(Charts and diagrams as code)
--------------------------------------------------

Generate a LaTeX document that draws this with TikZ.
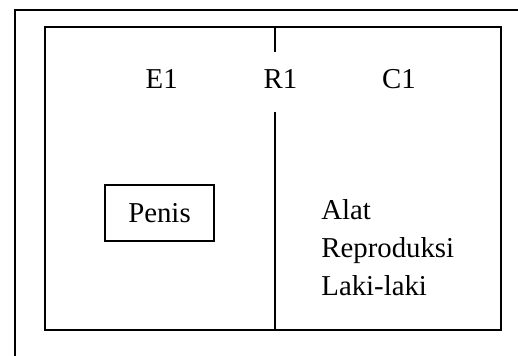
\documentclass[tikz,border=0pt]{standalone}
\usepackage{fontspec}
\setmainfont{Liberation Serif}
\usetikzlibrary{positioning}

\begin{document}
\begin{tikzpicture}[
    x=0.5pt, y=0.5pt,
    font=\fontsize{14.4}{19.2}\selectfont,
    frame/.style={draw, line width=1pt},
    lbl/.style={inner sep=0pt, anchor=base},
    organ/.style={draw, line width=1pt, minimum width=54.5pt, minimum height=28pt, inner sep=0pt}
]
    \useasboundingbox (0,0) rectangle (518,356);
    % outer frame, cut off by the page edge
    \draw[frame] (15,-10) -- (15,346) -- (530,346);

    \node[frame, minimum width=228pt, minimum height=151.5pt, inner sep=0pt] (box) at (273,177.5) {};

    \node[lbl] (e1) at (161.7,267) {E1};
    \node[lbl] (r1) at (280.5,267) {R1};
    \node[lbl] (c1) at (399,267) {C1};

    % divider, broken round R1
    \coordinate (divtop) at (275,304);
    \coordinate (divbot) at (275,244);
    \draw[frame] (box.north -| divtop) -- (divtop);
    \draw[frame] (divbot) -- (box.south -| divbot);

    \node[organ] (penis) at (159.5,143) {Penis};
    % base of a multi-line node sits on its last line
    \node[inner sep=0pt, anchor=base west, align=left] (alat) at (321,60) {Alat\\Reproduksi\\Laki-laki};
\end{tikzpicture}
\end{document}
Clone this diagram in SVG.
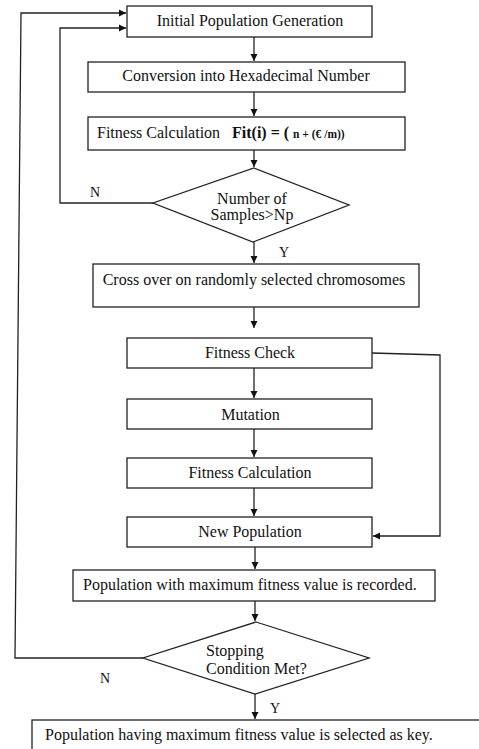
<svg xmlns="http://www.w3.org/2000/svg" width="479" height="749" viewBox="0 0 479 749">
<style>
.box{fill:#fff;stroke:#222;stroke-width:1.3}
.t{font-family:"Liberation Serif","Times New Roman",serif;font-size:16px;fill:#111}
.c{text-anchor:middle}
.b{font-weight:bold}
.s{font-size:14px}
.ln{fill:none;stroke:#222;stroke-width:1.3}
</style>
<defs>
<marker id="ah" markerUnits="userSpaceOnUse" markerWidth="8" markerHeight="8" refX="7" refY="4" orient="auto">
<path d="M0,0.5 L7,4 L0,7.5 Z" fill="#111"/>
</marker>
</defs>
<rect width="479" height="749" fill="#fff"/>
<g id="connectors">
<path class="ln" d="M254,37 V61" marker-end="url(#ah)"/>
<path class="ln" d="M254,92 V116" marker-end="url(#ah)"/>
<path class="ln" d="M254,150 V167" marker-end="url(#ah)"/>
<path class="ln" d="M153,203 H60 V28 H126" marker-end="url(#ah)"/>
<path class="ln" d="M254,242 V263" marker-end="url(#ah)"/>
<path class="ln" d="M254,307 V328" marker-end="url(#ah)"/>
<path class="ln" d="M254,368 V398" marker-end="url(#ah)"/>
<path class="ln" d="M254,429 V457" marker-end="url(#ah)"/>
<path class="ln" d="M254,488 V516" marker-end="url(#ah)"/>
<path class="ln" d="M372,353 L440,355 V536 H373" marker-end="url(#ah)"/>
<path class="ln" d="M255,547 V569" marker-end="url(#ah)"/>
<path class="ln" d="M255,601 V621" marker-end="url(#ah)"/>
<path class="ln" d="M143,658 H15 L21,13 H126" marker-end="url(#ah)"/>
<path class="ln" d="M255,694 V719" marker-end="url(#ah)"/>
</g>
<g id="n1"><rect class="box" x="127" y="6" width="245" height="31"/><text class="t c" x="250" y="26">Initial Population Generation</text></g>
<g id="n2"><rect class="box" x="88" y="62" width="317" height="30"/><text class="t c" x="246" y="81">Conversion into Hexadecimal Number</text></g>
<g id="n3"><rect class="box" x="88" y="117" width="317" height="33"/><text class="t" x="97" y="138">Fitness Calculation</text><text class="t b" x="232" y="138">Fit(i) = ( <tspan font-size="11.5px">n + (€ /m))</tspan></text></g>
<g id="d1"><polygon class="box" points="254,168 349,205 253,242 153,203"/><text class="t c" x="252" y="203.5">Number of</text><text class="t c" x="252" y="220">Samples&gt;Np</text></g>
<g id="l1"><text class="t s" x="90" y="197">N</text><text class="t s" x="279" y="257">Y</text></g>
<g id="n4"><rect class="box" x="93" y="264" width="326" height="43"/><text class="t c" x="254" y="285">Cross over on randomly selected chromosomes</text></g>
<g id="n5"><rect class="box" x="127" y="338" width="245" height="30"/><text class="t c" x="250" y="358">Fitness Check</text></g>
<g id="n6"><rect class="box" x="127" y="399" width="245" height="30"/><text class="t c" x="250.5" y="420">Mutation</text></g>
<g id="n7"><rect class="box" x="127" y="458" width="245" height="30"/><text class="t c" x="250" y="478">Fitness Calculation</text></g>
<g id="n8"><rect class="box" x="127" y="517" width="245" height="30"/><text class="t c" x="250" y="537">New Population</text></g>
<g id="n9"><rect class="box" x="73" y="570" width="362" height="31"/><text class="t" x="83" y="590">Population with maximum fitness value is recorded.</text></g>
<g id="d2"><polygon class="box" points="256,622 369,658 255,694 143,658"/><text class="t" x="206" y="656">Stopping</text><text class="t" x="206" y="674">Condition Met?</text></g>
<g id="l2"><text class="t s" x="100" y="683">N</text><text class="t s" x="270" y="713">Y</text></g>
<g id="n10"><rect class="box" x="32" y="720" width="470" height="40"/><text class="t" x="45" y="740">Population having maximum fitness value is selected as key.</text></g>
</svg>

--------------------------------------------------

### Aim
How many of the lines in the listing above hold the word "this"? Report only that figure.

### Complete output
2